Jessica Lilly Published

Neighbor Helping Neighbor; West Virginians Setup Donation Stations


Residents are pitching in across the state to help out their fellow West Virginians. Churches, schools and even businesses have been collecting items for several days and sending to areas affected by the ban.

As the ban to use water is slowly lifted, several places in Wyoming County are still collecting items like baby wipes, diapers, formula, and of course … water.

“Go without water for a few days and you’ll just how much you miss that water,” Charlene Cook said.

Cook is the Director of Operations at the Mullens Opportunity Center.  Cook says these items are meant to help those who remain without access to clean water, one of whom she ran into while in at a restaurant in Beckley.

“She was there in Raleigh County to buy water because she said she stood in line for eight hours for a gallon of water and my heart just broke for her,” she said. 

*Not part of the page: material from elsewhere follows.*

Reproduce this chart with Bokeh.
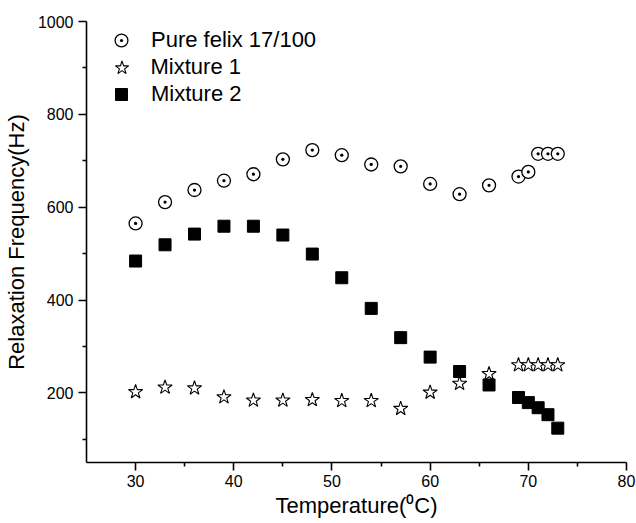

Cook says donations are also meant to help those carrying a financial burden during this time. Some businesses have been closed for almost four days.

Cook remembers all too well what it’s like to be without water. Mullens has been rebuilding since massive a massive flood in 2001.

“So we know what it’s like to have people to reach out to us,” she said. “We’ve been through the boil water advisories.”

In Wyoming County donations are being accepted at the Brenton Community Church, Oceana New Life Church, Pineville Family Resource Network and the Mullens Opportunity Center.